1977, 175 p.
Well, now that I’ve read a book written by John Galt about Canada, an autobiography by John Galt, and now finally this biography of him, I’ve got to admit that the biography wins hands down. It’s set me off wondering about the relationship between autobiography and biography, especially when considering a literary figure, as John Galt is. I can only think of two other cases where I’ve read a writer’s autobiography followed by a biography penned by another person: Janet Frames Angel at my Table trilogy paired with Michael King’s Wrestling with the Angel, and Patrick White’s Flaws in the Glass paired with David Marr’s Patrick White: A Life. In terms of feeling that I understood the character, the biography trumped the autobiography each time, no matter how beautifully or incisively the self-penned work was written.
Am I surprised by this? I don’t know.
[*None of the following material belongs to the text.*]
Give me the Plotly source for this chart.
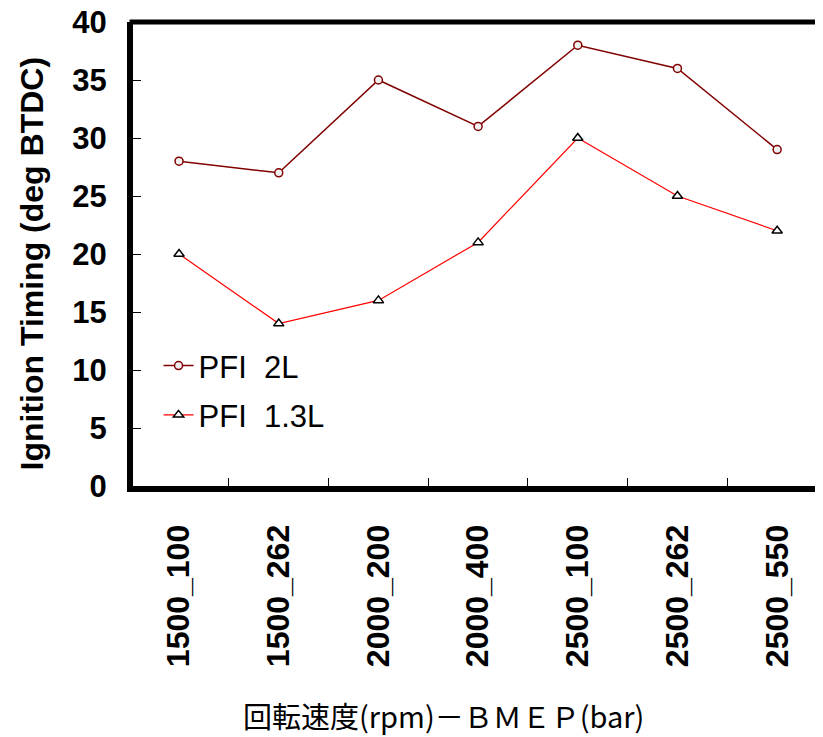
import plotly.graph_objects as go

categories = ["1500_100", "1500_262", "2000_200", "2000_400", "2500_100", "2500_262", "2500_550"]
pfi_2l = [28, 27, 35, 31, 38, 36, 29]
pfi_13l = [20, 14, 16, 21, 30, 25, 22]
y_ticks = [0, 5, 10, 15, 20, 25, 30, 35, 40]
x_title = "回転速度(rpm)－ＢＭＥＰ(bar)"
y_title = "Ignition Timing (deg BTDC)"

fig = go.Figure()
fig.add_trace(go.Scatter(
    x=categories, y=pfi_2l, name="PFI  2L", mode="lines+markers",
    line=dict(color="#800000", width=1.5),
    marker=dict(symbol="circle", size=8, color="#f0f0f0", line=dict(color="#800000", width=1.5)),
    legendgroup="a",
))
fig.add_trace(go.Scatter(
    x=categories, y=pfi_13l, name="PFI  1.3L", mode="lines+markers",
    line=dict(color="#ff0000", width=1.2),
    marker=dict(symbol="triangle-up", size=9, color="white", line=dict(color="black", width=1.5)),
    legendgroup="b",
))

fig.update_layout(
    width=823, height=737,
    margin=dict(l=125, r=8, t=14, b=259),
    paper_bgcolor="white", plot_bgcolor="white",
    font=dict(family="Liberation Sans, Arial, sans-serif", color="black"),
    showlegend=True,
    legend=dict(
        x=0.037, y=0.317, xanchor="left", yanchor="top",
        bgcolor="rgba(0,0,0,0)", font=dict(size=31, family="Liberation Sans, Arial"),
        traceorder="grouped", tracegroupgap=6,
    ),
    xaxis=dict(
        type="category", range=[-0.462, 6.46], automargin=False,
        showline=True, linecolor="black", linewidth=6,
        ticks="inside", tickson="boundaries", ticklen=8, tickwidth=1, tickcolor="black",
        tickangle=-90, tickfont=dict(size=32, family="Liberation Sans, Arial", weight="bold"),
        ticklabelstandoff=20, ticklabeloverflow="allow",
        showgrid=False, zeroline=False,
    ),
    yaxis=dict(
        range=[0, 40], tickvals=y_ticks, automargin=False,
        showline=True, linecolor="black", linewidth=6,
        ticks="inside", ticklen=8, tickwidth=1, tickcolor="black",
        tickfont=dict(size=31, family="Liberation Sans, Arial", weight="bold"),
        ticklabelstandoff=14, ticklabeloverflow="allow",
        showgrid=False, zeroline=False,
    ),
    annotations=[
        dict(text=x_title, xref="paper", yref="paper", x=0.45, y=-0.4935,
             xanchor="center", yanchor="middle", showarrow=False,
             font=dict(size=29, family="Noto Sans CJK JP", color="black")),
        dict(text=y_title, xref="paper", yref="paper", x=-0.1464, y=0.4795,
             xanchor="center", yanchor="middle", showarrow=False, textangle=-90,
             font=dict(size=32, family="Liberation Sans, Arial", weight="bold", color="black")),
    ],
    shapes=[dict(type="line", xref="paper", yref="paper", x0=-0.005, x1=1.02, y0=1, y1=1,
                 line=dict(color="black", width=5))],
)

fig.write_html("out.html")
The autobiography of a writer, by its very nature, will be framed by the author’s own self-image and imbued with a literary sensibility and becomes source material itself for the biographer, as well as a work in its own right. The biographer can challenge, contextualize and interrogate the self that is portrayed by the autobiographer, bringing the questions, perspectives and judgments of the outsider in a way that the autobiographer cannot. The autobiography is undertaken at a particular time of a life not yet fully lived- not on the deathbed as a rule!- and the biographer can know things to which the autobiographer is oblivious or blind.
This biography of the author John Galt is written by a Canadian academic who brings with him the nationalist agenda of claiming Galt as part of a significant Canadian family dynasty, even though John Galt (1779-1839) spent only a small proportion of his life in Canada itself, and he set relatively few of his books there. As a result, the author privileges Galt’s experience with Canada as a lobbyist and Canada Company promoter and administrator over his identity as a literary figure. I’m interested in Galt’s Canadian connection, too, so even though Galt in his autobiography sees Canada as just one thread of his life story, I’m glad that H. B. Timothy has teased it out in this way.
One of the things that I have been grappling with in dealing with my own research interest (Justice John Walpole Willis) is cracking through the brittle, rather volatile early-Victorian masculinity that is displayed by both men, cloaked in obsequious language and intellectual self-possession. While living in Upper Canada Willis and Galt became friends, for whatever reason, and they obviously recognized some commonality between themselves. The autobiography, because it emerges from such a brittle, rather volatile man, exemplifies this sensibility but it does not interrogate it. The biography is able to do so somewhat more easily.
Then there is the knowledge of subsequent events and broader context that a latter-day biographer can bring as well: the ‘unknown unknowns’ if we want to get all Donald Rumsfeldian about it. In this case, Timothy suggests that there was an element of set-up at play: that members of the Established Church back in England acted in the interests of Anglican Church interests in Upper Canada in engineering Galt’s financial downfall (is ‘conspired’ too strong a word?). He explores the possibility that Maitland and the Family Compact elite had Galt under surveillance even before he set foot in Canada, and that his links with people active in politics to the embarrassment of the administration rendered him suspect from the start. If so, there’s an element of rather touching, unwitting naivete about the autobiography because of his unawareness of these larger political forces at work. This rather tragic edge enhances the autobiography, rather than working to its detriment.